Cependant, les ambitions du maire normand pourraient se heurter aux aléas de la vie politique française. À commencer par le retour en grâce inespéré de la droite traditionnelle depuis la nomination de Michel Barnier à Matignon en septembre 2024, mais surtout depuis la dynamique créée par Bruno Retailleau avec son arrivée place Beauvau.

L’ancien chef des sénateurs LR, par ses discours de fermeté sur l’insécurité et l’immigration, puis sa volonté de ne rien céder au régime algérien, a remis sur le devant de la scène des Républicains en proie à une spirale de défaites depuis 2017, et ce, jusqu’aux législatives anticipées de juin 2024. Le parti a d’ailleurs récemment connu un boom d’adhésions.

Selon des informations rapportées par Europe 1, le nombre d’adhérents est passé de 43.000 à 120.000. Un sursaut que personne, pas même Édouard Philippe, n’aurait pu prévoir. Et du côté de la droite, on entend bien profiter de cette dynamique et marquer sa différence avec le président d’Horizons.

« Nous sommes très clairement portés par la dynamique Retailleau. Il y avait 3000 personnes au dernier meeting de campagne à Boulogne-Billancourt dimanche », s’enthousiasme-t-on au sein des Républicains.

« À vrai dire, nous ne savons pas quel projet Édouard Philippe défend pour la France.
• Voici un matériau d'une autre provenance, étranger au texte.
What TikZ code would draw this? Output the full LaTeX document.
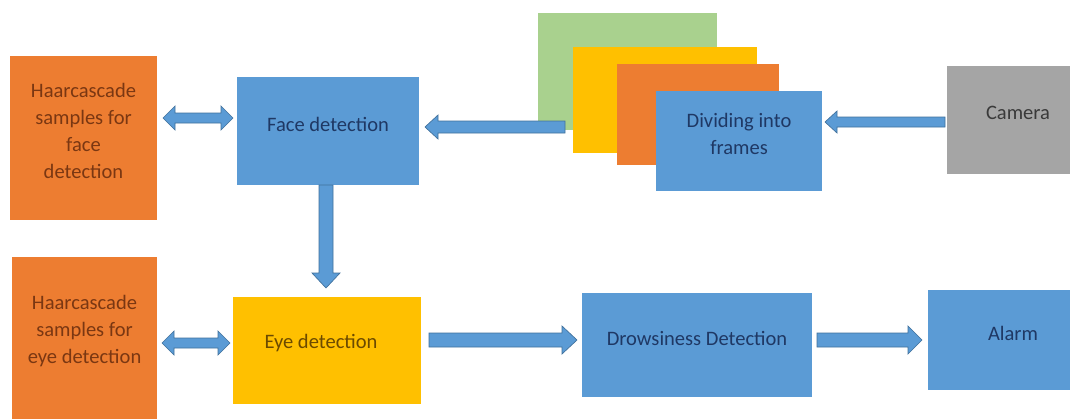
\documentclass[tikz,border=0pt]{standalone}
\usepackage{fontspec}
\setmainfont{Carlito}
\usetikzlibrary{calc}
\definecolor{bblue}{HTML}{5B9BD5}
\definecolor{adark}{HTML}{41719C}
\definecolor{orng}{HTML}{ED7D31}
\definecolor{yell}{HTML}{FFC000}
\definecolor{grn}{HTML}{A9D18E}
\definecolor{gry}{HTML}{A5A5A5}
\definecolor{tnavy}{HTML}{1F3864}
\definecolor{tbrown}{HTML}{7A3712}
\definecolor{tolive}{HTML}{6B4A00}
\definecolor{tgrey}{HTML}{3A3A3A}
\tikzset{
  box/.style={draw=none, inner sep=0pt, outer sep=0pt},
  lbl/.style={align=center, font=\fontsize{15.4}{20.2}\selectfont, inner sep=0pt, yshift=5.25pt},
  arr/.style={fill=bblue, draw=adark, line width=0.5pt, line join=miter},
}
% single block arrow: #1 start, #2 end, #3 dx, #4 dy, #5 shaft half, #6 head half, #7 head length
\newcommand\sarrow[7]{%
  \draw[arr] ($(#1)+({-(#4)*(#5)},{(#3)*(#5)})$)
    -- ($(#2)+({-(#3)*(#7)-(#4)*(#5)},{-(#4)*(#7)+(#3)*(#5)})$)
    -- ($(#2)+({-(#3)*(#7)-(#4)*(#6)},{-(#4)*(#7)+(#3)*(#6)})$)
    -- (#2)
    -- ($(#2)+({-(#3)*(#7)+(#4)*(#6)},{-(#4)*(#7)-(#3)*(#6)})$)
    -- ($(#2)+({-(#3)*(#7)+(#4)*(#5)},{-(#4)*(#7)-(#3)*(#5)})$)
    -- ($(#1)+({(#4)*(#5)},{-(#3)*(#5)})$) -- cycle;}
% horizontal double block arrow: #1 start (left), #2 end (right), #3 shaft half, #4 head half, #5 head length
\newcommand\dharrow[5]{%
  \draw[arr] (#1) -- ($(#1)+(#5,-#4)$) -- ($(#1)+(#5,-#3)$) -- ($(#2)+(-#5,-#3)$)
    -- ($(#2)+(-#5,-#4)$) -- (#2) -- ($(#2)+(-#5,#4)$) -- ($(#2)+(-#5,#3)$)
    -- ($(#1)+(#5,#3)$) -- ($(#1)+(#5,#4)$) -- cycle;}
\begin{document}
\begin{tikzpicture}[x=0.75pt, y=-0.75pt]
\useasboundingbox (0,0) rectangle (1070,419);
\fill[white] (0,0) rectangle (1070,419);
\clip (0,0) rectangle (1070,419);

% left column
\node[box, fill=orng, minimum width=147*0.75pt, minimum height=164*0.75pt,
  label={[lbl, text=tbrown]center:{Haarcascade\\samples for\\face\\detection}}] (haar1) at (83.5,138) {};
\node[box, fill=orng, minimum width=145*0.75pt, minimum height=162*0.75pt,
  label={[lbl, text=tbrown]center:{Haarcascade\\samples for\\eye detection}}] (haar2) at (84.5,338) {};

% processing boxes
\node[box, fill=bblue, minimum width=182*0.75pt, minimum height=108*0.75pt,
  label={[lbl, text=tnavy]center:{Face detection}}] (face) at (328,131) {};
\node[box, fill=yell, minimum width=188*0.75pt, minimum height=107*0.75pt,
  label={[lbl, text=tolive, xshift=-4.5pt]center:{Eye detection}}] (eye) at (327,350.5) {};
\node[box, fill=bblue, minimum width=230*0.75pt, minimum height=104*0.75pt,
  label={[lbl, text=tnavy]center:{Drowsiness Detection}}] (drowsy) at (697,345) {};
\node[box, fill=bblue, minimum width=170*0.75pt, minimum height=100*0.75pt,
  label={[lbl, text=tnavy]center:{Alarm}}] (alarm) at (1013,340) {};
\node[box, fill=gry, minimum width=142*0.75pt, minimum height=108*0.75pt,
  label={[lbl, text=tgrey]center:{Camera}}] (camera) at (1018,120) {};

% stacked frames
\node[box, fill=grn, minimum width=179*0.75pt, minimum height=117*0.75pt] (fgreen) at (627.5,71.5) {};
\coordinate (fas) at ($(fgreen.south west)+(27,-3)$);
\node[box, fill=yell, minimum width=184*0.75pt, minimum height=106*0.75pt] (fyellow) at (665,100) {};
\node[box, fill=orng, minimum width=162*0.75pt, minimum height=101*0.75pt] (forange) at (698,114.5) {};
\node[box, fill=bblue, minimum width=166*0.75pt, minimum height=100*0.75pt,
  label={[lbl, text=tnavy]center:{Dividing into\\frames}}] (frames) at (739,141) {};

% connector end points
\coordinate (d1s) at ($(haar1.east)+(6,-20)$);
\coordinate (d1e) at ($(face.west)+(-4,-13)$);
\coordinate (fa) at ($(fyellow.west)+(-8,27)$);
\coordinate (fb) at ($(face.east)+(6,-4)$);
\coordinate (ca) at ($(camera.west)+(-2,2)$);
\coordinate (cb) at ($(frames.east)+(3,-19)$);
\coordinate (da) at ($(face.south)+(-2,0)$);
\coordinate (db) at ($(eye.north)+(-1,-9)$);
\coordinate (d2s) at ($(haar2.east)+(5,5)$);
\coordinate (d2e) at ($(eye.west)+(-3,-7.5)$);
\coordinate (ea) at ($(eye.east)+(8,-10.5)$);
\coordinate (eb) at ($(drowsy.west)+(-5,-5)$);
\coordinate (ra) at ($(drowsy.east)+(5,-5)$);
\coordinate (rb) at ($(alarm.west)+(-6,0)$);

% connectors
\dharrow{d1s}{d1e}{5}{12}{12}
\dharrow{d2s}{d2e}{5}{12}{12}
\sarrow{fa}{fb}{-1}{0}{6}{12}{13}
\sarrow{ca}{cb}{-1}{0}{5}{11}{12}
\sarrow{da}{db}{0}{1}{7}{14}{15}
\sarrow{ea}{eb}{1}{0}{7}{14}{15}
\sarrow{ra}{rb}{1}{0}{7}{14}{14}
\end{tikzpicture}
\end{document}
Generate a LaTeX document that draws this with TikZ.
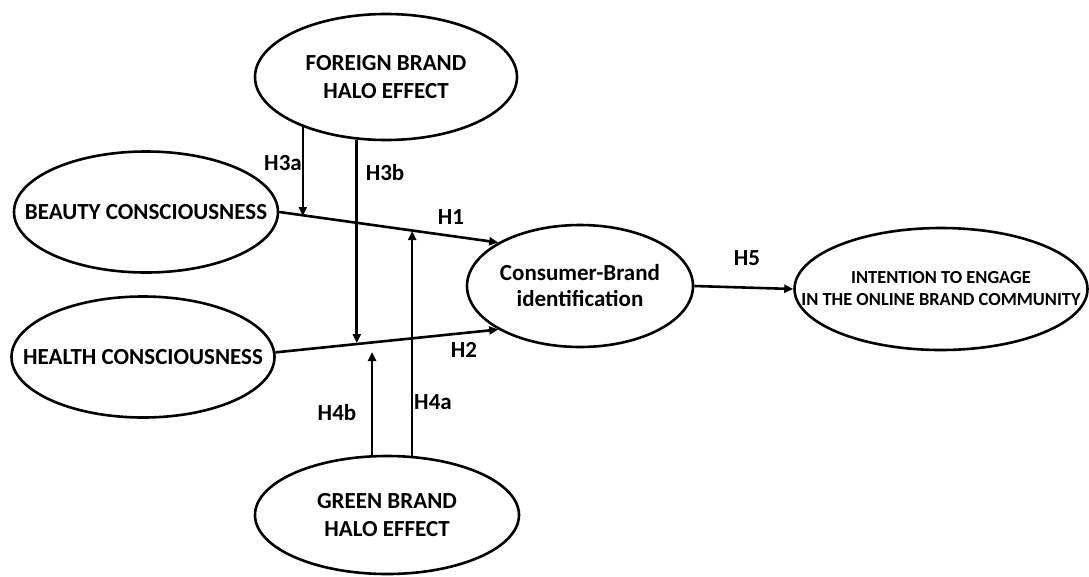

Nous attendons d’y voir un peu plus clair », confie-t-on également à Epoch Times avant d’ajouter que « nous n’oublions pas qu’il était aux manettes lors de l’instauration des 80 km/heure, de la fermeture de la centrale de Fessenheim et de l’abandon du projet de construction de l’aéroport de Notre-Dame-des-Landes ! ».

Du côté de la macronie, l’heure n’est plus à la célébration comme en 2017. Le score décevant des législatives de 2022 et la défaite qui a suivi la dissolution de l’Assemblée nationale à l’été 2024 sont passés par là. Le bloc central ne séduit plus autant qu’avant.

Le maire du Havre a déjà officialisé sa candidature, mais il s’agit d’être en mesure de rassembler toutes les tendances du centre et au-delà à l’instar d’Emmanuel Macron il y a sept ans. « Édouard Philippe bénéficie actuellement d’une vague de sympathie dans l’opinion publique nourrie par son image de sérieux, de modération et de constance », déclare à Epoch Times une source proche de Renaissance. « Mais cette popularité reste fragile et largement conjoncturelle », nuance ce même interlocuteur.

Édouard Philippe, un nouvel Alain Juppé ?

En politique, il ne fait pas bon d’être le favori d’une élection. L’ancien mentor d’Édouard Philippe peut le confirmer. Des années avant l’élection présidentielle de 2017, Alain Juppé était donné gagnant pour succéder à François Hollande. Les Unes sur l’ancien maire de Bordeaux se multipliaient ainsi que les enquêtes d’opinion plus que flatteuses. La « Juppé mania » était en place.

En octobre 2014, l’ancien Premier ministre de Jacques Chirac récoltait 47 % des intentions de vote à la primaire de la droite et du centre, Nicolas Sarkozy 35 % et François Fillon 5 %, selon un sondage LH2-Le Nouvel Observateur. Nous connaissons la suite. Deux ans plus tard, François Fillon, que tout le monde croyait enterré par la guerre des chefs qui avait suivi la défaite de la droite en 2012, a largement remporté la primaire et les ambitions présidentielles d’Alain Juppé ont été brutalement arrêtées.

Aujourd’hui, le spectre de la défaite de l’ex-édile de Bordeaux plane au-dessus d’Édouard Philippe. Et deux ans avant l’échéance suprême, le premier Premier ministre d’Emmanuel Macron évolue dans un contexte politique radicalement différent et plus complexe qu’Alain Juppé à la même époque. Alors que l’actuel membre du Conseil constitutionnel faisait campagne dans un monde politique encore marqué par le traditionnel clivage droite-gauche, le candidat déclaré pour 2027 doit imprimer sa marque au sein d’un bloc central affaibli et s’imposer face à une droite en pleine reconstruction et un Rassemblement national plus fort que jamais.

« L’avenir dira si Édouard peut réussir là où j’ai échoué », déclarait Alain Juppé au Monde en septembre 2023. Réponse dans deux ans.